**Instructions for the task**
Read the listing below and copy out every line that holds "matplotlib".

**Source data**
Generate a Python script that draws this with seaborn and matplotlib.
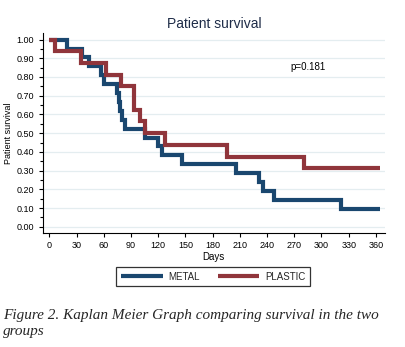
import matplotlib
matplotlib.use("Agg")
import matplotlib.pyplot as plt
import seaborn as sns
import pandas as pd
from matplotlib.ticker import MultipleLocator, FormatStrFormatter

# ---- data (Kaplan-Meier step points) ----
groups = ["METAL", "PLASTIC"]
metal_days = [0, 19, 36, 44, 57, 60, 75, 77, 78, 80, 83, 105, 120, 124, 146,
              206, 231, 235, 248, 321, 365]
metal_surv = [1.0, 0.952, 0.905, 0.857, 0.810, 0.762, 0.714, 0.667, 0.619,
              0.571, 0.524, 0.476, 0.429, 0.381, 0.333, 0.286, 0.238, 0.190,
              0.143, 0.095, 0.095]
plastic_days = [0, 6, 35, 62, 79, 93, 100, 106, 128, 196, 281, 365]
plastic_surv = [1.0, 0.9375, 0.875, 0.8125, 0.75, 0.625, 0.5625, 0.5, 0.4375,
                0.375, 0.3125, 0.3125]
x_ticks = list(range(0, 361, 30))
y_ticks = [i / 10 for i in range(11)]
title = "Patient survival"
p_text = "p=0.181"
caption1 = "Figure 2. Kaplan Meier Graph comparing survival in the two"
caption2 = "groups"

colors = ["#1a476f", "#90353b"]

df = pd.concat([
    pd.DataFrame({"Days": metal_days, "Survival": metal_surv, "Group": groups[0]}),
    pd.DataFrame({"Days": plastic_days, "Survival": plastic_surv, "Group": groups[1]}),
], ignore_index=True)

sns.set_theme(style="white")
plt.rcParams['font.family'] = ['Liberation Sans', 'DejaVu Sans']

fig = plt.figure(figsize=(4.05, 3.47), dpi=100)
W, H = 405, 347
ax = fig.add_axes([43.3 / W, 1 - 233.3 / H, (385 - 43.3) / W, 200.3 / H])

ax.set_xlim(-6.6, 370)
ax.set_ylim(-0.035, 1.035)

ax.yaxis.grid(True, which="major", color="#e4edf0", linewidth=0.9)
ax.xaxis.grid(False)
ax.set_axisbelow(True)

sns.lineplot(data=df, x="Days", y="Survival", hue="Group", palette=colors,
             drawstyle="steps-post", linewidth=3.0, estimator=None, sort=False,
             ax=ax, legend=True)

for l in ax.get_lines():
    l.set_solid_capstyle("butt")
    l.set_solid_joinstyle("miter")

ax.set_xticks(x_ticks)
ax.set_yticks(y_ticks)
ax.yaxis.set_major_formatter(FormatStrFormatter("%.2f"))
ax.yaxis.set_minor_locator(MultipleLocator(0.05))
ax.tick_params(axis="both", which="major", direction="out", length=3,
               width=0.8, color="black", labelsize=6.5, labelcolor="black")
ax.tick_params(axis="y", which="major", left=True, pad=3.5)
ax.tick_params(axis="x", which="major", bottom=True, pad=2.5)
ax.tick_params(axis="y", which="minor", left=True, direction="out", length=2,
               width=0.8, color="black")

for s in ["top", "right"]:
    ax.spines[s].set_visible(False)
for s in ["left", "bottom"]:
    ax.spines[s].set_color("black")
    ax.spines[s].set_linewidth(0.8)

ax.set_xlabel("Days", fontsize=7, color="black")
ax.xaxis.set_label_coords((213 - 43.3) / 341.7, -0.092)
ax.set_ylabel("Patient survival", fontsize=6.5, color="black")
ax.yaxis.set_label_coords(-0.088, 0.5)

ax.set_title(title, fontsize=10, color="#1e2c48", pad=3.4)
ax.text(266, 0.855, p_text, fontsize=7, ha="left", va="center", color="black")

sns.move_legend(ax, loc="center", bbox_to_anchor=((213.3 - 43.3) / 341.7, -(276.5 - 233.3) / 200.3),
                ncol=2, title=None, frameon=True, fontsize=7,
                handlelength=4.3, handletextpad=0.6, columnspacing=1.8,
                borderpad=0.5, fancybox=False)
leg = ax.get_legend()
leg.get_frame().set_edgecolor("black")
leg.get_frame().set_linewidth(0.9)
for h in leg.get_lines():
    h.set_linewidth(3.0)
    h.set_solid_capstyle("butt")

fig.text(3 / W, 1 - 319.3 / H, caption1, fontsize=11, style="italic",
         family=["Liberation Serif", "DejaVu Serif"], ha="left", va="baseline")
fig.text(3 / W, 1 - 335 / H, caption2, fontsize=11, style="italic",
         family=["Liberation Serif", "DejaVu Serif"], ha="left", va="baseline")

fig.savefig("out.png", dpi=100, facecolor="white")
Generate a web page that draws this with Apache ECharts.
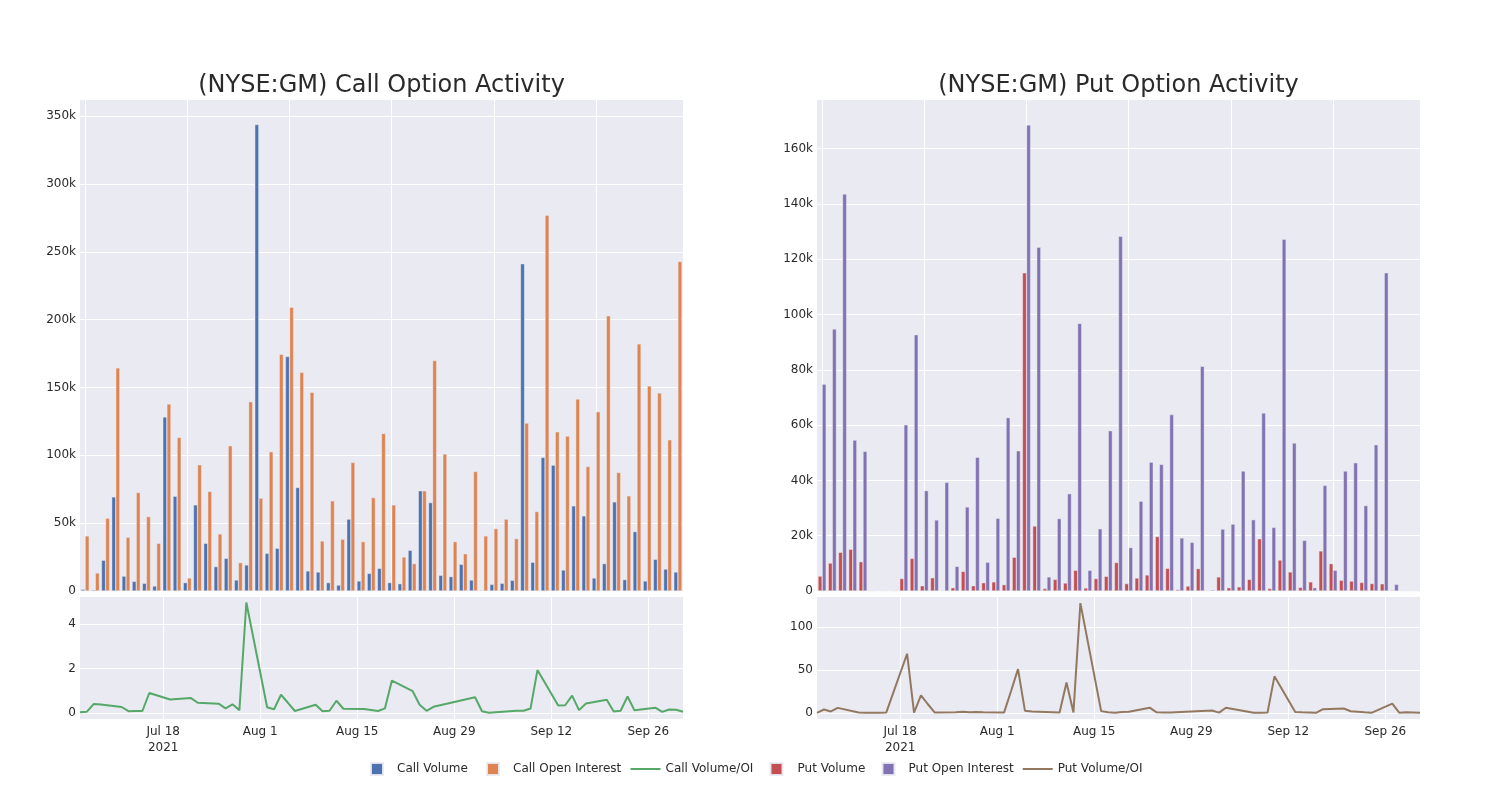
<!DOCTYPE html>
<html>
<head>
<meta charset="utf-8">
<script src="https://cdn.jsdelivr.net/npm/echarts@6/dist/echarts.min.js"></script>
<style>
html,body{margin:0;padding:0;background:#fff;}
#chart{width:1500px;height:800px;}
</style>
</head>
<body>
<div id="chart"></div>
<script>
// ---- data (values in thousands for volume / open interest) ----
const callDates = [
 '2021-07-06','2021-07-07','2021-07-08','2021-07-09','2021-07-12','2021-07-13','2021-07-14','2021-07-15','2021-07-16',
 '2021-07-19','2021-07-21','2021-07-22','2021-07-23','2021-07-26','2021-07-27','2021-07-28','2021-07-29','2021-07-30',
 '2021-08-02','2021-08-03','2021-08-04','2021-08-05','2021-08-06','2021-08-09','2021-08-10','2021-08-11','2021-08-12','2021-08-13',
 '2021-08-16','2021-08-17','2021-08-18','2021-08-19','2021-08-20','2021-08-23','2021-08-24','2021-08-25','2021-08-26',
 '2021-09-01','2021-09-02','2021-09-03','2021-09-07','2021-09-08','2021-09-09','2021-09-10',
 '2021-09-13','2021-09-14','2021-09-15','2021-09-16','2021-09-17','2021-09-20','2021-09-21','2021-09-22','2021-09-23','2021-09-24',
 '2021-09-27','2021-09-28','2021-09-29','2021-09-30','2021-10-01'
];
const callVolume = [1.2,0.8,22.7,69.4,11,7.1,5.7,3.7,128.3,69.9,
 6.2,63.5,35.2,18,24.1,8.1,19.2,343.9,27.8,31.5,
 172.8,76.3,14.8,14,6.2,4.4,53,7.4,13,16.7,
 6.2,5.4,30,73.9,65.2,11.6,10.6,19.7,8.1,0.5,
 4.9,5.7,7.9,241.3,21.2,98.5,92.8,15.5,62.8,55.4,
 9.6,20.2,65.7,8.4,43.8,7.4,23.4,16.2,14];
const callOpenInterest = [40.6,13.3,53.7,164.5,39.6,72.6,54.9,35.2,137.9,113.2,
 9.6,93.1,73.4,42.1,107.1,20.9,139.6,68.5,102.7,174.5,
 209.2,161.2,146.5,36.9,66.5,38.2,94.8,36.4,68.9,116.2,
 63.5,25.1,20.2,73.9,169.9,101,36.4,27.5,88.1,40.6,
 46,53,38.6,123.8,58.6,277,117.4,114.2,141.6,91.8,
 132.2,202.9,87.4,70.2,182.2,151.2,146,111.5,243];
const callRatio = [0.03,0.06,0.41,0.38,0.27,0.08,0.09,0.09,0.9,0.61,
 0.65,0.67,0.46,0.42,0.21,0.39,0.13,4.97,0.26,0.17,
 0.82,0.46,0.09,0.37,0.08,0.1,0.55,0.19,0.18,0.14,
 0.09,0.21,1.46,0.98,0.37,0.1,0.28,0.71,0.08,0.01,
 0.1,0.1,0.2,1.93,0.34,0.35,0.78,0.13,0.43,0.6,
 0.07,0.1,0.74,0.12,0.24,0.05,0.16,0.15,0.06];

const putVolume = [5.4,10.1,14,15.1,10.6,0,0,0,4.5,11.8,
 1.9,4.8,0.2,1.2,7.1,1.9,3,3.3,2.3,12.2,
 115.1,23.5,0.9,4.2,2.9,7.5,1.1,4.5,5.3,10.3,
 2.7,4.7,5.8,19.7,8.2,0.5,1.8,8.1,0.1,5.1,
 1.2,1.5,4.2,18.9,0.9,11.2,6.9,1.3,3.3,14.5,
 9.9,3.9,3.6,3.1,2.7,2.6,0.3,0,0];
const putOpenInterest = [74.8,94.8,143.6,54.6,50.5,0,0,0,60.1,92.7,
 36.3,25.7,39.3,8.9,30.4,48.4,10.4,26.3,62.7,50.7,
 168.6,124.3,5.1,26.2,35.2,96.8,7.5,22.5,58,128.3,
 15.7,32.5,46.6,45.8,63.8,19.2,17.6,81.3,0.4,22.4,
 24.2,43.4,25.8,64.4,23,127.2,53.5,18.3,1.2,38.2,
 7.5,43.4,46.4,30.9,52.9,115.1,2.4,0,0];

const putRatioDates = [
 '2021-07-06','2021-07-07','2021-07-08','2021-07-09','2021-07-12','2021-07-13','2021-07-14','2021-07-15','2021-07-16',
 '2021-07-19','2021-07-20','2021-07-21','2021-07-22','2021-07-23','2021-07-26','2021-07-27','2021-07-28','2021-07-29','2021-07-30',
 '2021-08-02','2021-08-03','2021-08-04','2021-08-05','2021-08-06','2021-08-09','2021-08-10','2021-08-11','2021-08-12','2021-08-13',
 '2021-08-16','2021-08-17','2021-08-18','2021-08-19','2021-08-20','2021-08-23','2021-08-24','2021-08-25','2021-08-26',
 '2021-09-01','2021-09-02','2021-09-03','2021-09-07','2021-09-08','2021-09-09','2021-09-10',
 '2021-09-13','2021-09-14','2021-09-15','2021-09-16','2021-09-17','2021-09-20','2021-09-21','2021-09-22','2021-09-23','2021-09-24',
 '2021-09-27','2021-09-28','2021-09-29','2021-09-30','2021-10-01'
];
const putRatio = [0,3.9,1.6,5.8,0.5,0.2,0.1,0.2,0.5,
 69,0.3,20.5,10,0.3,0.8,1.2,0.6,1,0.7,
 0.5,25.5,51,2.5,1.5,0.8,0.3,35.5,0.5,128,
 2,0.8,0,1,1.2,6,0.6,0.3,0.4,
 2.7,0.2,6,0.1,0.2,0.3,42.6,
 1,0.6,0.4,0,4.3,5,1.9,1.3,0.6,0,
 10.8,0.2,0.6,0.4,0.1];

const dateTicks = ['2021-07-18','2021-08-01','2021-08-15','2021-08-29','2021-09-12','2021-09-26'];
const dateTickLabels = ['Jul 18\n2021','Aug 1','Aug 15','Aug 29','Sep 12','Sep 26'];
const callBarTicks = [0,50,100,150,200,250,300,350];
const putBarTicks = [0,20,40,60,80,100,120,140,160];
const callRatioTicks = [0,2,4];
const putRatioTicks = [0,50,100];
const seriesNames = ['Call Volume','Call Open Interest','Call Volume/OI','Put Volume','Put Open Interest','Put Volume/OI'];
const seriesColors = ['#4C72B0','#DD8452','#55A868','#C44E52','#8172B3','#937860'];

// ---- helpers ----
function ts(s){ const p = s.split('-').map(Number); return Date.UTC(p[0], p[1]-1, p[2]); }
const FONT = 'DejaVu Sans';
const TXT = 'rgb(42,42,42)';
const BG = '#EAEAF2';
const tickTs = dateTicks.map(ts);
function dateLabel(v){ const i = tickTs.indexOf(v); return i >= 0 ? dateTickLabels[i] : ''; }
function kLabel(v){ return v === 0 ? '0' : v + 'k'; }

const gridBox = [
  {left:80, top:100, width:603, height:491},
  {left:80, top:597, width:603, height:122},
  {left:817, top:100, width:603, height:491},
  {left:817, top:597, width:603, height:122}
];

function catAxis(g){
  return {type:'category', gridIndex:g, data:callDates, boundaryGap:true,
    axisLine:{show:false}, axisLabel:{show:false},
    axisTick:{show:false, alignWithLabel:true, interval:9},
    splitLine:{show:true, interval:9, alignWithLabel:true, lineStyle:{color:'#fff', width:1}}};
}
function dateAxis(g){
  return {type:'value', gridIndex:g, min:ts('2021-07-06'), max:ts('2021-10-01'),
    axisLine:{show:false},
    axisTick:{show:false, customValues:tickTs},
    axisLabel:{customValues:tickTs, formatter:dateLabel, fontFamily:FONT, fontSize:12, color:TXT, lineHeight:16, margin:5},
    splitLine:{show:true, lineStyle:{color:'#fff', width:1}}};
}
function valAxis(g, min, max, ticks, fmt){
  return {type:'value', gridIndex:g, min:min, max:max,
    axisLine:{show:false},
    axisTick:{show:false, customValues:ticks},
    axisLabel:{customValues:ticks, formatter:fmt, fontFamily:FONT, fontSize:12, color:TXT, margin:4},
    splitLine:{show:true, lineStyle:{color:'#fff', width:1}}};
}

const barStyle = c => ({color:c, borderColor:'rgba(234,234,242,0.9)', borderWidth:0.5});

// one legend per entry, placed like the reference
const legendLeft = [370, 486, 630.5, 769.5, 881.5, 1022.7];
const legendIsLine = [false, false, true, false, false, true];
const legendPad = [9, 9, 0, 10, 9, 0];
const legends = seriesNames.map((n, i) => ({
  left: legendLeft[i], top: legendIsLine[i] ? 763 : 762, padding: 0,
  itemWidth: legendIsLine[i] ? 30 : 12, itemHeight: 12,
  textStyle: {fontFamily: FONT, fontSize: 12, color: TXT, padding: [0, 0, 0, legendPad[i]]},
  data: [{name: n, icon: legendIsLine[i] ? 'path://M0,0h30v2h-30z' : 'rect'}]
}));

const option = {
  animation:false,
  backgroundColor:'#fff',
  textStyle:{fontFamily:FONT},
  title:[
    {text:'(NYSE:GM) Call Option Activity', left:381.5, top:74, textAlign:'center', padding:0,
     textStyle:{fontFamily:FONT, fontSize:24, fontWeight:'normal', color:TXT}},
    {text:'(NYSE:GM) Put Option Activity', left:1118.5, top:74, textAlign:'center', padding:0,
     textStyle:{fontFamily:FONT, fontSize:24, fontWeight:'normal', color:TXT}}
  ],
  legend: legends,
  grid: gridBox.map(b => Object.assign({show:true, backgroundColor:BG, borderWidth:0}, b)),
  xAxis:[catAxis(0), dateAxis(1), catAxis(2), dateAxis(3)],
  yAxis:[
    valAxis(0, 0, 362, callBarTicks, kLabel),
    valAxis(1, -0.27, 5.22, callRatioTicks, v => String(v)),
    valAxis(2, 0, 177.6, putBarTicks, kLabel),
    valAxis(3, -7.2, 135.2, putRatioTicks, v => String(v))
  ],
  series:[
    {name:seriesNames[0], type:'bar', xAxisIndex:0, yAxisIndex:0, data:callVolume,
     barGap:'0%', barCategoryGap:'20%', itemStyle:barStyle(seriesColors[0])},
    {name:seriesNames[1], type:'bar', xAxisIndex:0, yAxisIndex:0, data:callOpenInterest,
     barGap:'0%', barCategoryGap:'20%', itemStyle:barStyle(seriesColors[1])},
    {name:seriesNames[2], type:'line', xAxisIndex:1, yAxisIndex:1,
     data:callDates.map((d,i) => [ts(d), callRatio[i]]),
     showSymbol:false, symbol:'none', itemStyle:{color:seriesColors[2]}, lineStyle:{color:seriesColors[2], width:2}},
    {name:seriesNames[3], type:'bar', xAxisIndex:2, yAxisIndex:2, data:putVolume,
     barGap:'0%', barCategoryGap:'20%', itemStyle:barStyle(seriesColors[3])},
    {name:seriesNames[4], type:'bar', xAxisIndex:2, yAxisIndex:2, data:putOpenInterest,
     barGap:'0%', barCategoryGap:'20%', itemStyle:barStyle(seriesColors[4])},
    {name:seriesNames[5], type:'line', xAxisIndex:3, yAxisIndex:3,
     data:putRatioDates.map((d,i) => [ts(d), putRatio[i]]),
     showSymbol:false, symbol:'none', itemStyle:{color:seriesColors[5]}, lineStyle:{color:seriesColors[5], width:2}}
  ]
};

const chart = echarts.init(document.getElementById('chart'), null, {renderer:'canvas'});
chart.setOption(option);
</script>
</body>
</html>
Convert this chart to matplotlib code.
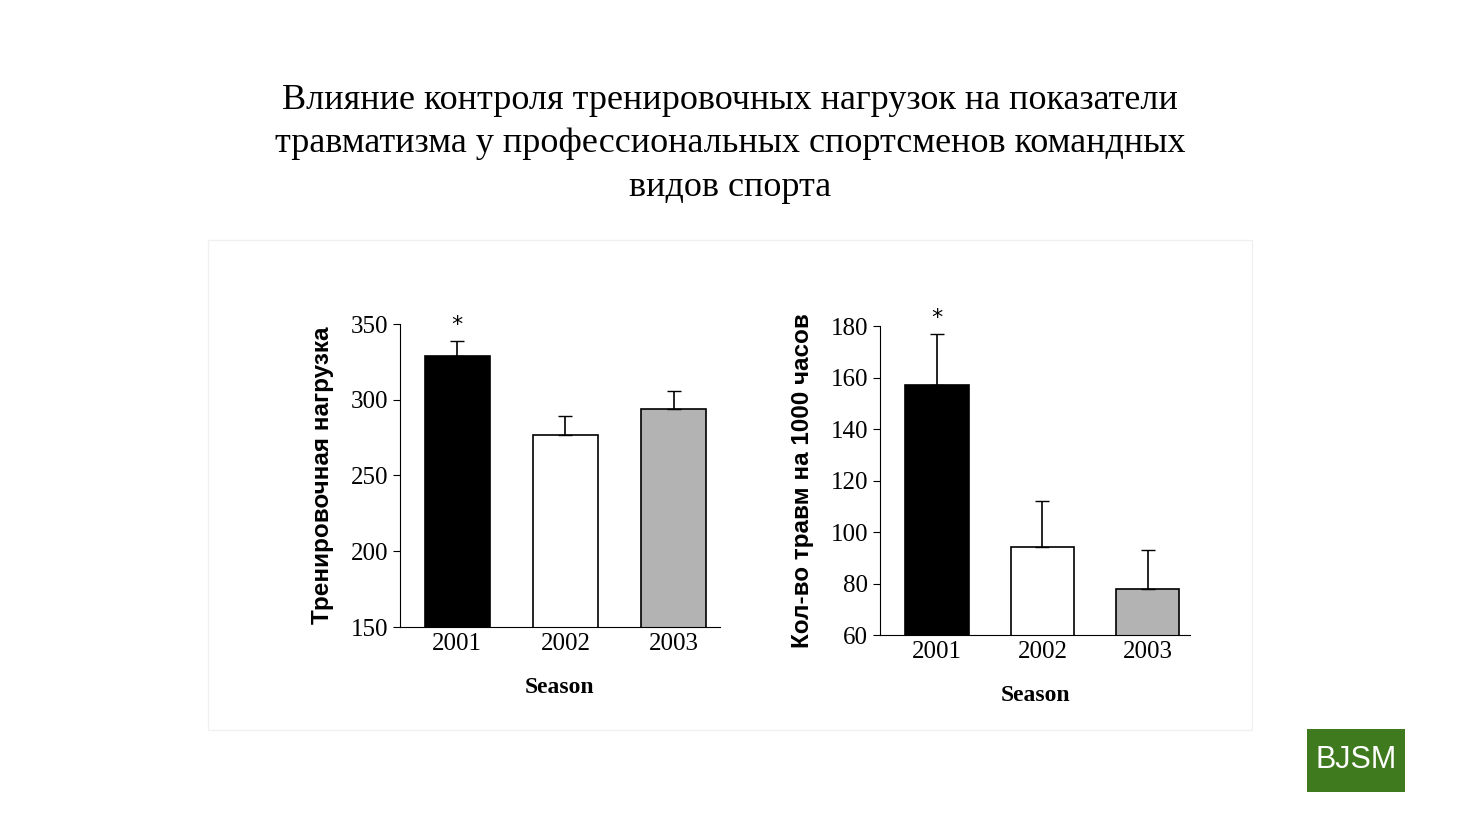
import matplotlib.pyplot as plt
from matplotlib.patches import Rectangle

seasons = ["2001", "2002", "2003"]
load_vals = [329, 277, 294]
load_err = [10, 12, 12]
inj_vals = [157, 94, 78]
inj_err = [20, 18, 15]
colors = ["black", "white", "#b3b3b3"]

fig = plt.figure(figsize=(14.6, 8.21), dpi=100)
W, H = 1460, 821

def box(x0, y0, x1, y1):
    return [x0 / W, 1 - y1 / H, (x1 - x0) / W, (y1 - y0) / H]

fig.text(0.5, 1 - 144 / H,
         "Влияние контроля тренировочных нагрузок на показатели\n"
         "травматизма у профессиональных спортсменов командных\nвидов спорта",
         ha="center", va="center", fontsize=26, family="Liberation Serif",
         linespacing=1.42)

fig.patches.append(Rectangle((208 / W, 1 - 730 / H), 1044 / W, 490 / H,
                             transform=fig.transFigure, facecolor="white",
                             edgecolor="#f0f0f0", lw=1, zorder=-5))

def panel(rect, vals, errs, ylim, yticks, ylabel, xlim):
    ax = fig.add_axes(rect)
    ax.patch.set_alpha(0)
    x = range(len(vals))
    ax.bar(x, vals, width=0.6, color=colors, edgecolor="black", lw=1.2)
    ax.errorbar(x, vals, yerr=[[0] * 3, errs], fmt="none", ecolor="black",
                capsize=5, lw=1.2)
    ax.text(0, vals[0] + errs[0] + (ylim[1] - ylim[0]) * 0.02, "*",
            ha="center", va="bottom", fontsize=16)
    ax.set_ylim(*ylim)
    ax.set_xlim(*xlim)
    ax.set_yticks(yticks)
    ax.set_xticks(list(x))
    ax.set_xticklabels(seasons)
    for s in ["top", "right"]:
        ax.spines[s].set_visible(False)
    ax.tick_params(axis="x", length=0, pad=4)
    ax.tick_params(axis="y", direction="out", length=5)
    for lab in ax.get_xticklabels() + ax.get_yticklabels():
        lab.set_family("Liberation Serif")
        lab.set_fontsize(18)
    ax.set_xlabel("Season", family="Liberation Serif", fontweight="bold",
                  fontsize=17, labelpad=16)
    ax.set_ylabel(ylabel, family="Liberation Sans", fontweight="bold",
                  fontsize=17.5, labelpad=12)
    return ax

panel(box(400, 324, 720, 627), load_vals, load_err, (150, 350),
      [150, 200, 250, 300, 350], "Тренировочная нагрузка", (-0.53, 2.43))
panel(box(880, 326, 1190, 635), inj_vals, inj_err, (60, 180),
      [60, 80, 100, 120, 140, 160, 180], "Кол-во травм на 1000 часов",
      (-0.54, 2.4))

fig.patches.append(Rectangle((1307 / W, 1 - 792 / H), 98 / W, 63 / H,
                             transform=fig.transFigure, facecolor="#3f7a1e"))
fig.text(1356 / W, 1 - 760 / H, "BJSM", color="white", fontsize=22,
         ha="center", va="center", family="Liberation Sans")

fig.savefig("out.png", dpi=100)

**Task result**
Generate a Python script that draws this with seaborn and matplotlib.
import matplotlib
matplotlib.use("Agg")
import matplotlib.pyplot as plt
from matplotlib.ticker import MultipleLocator, FormatStrFormatter
Convert this chart to matplotlib code.
import matplotlib.pyplot as plt
from matplotlib.patches import Rectangle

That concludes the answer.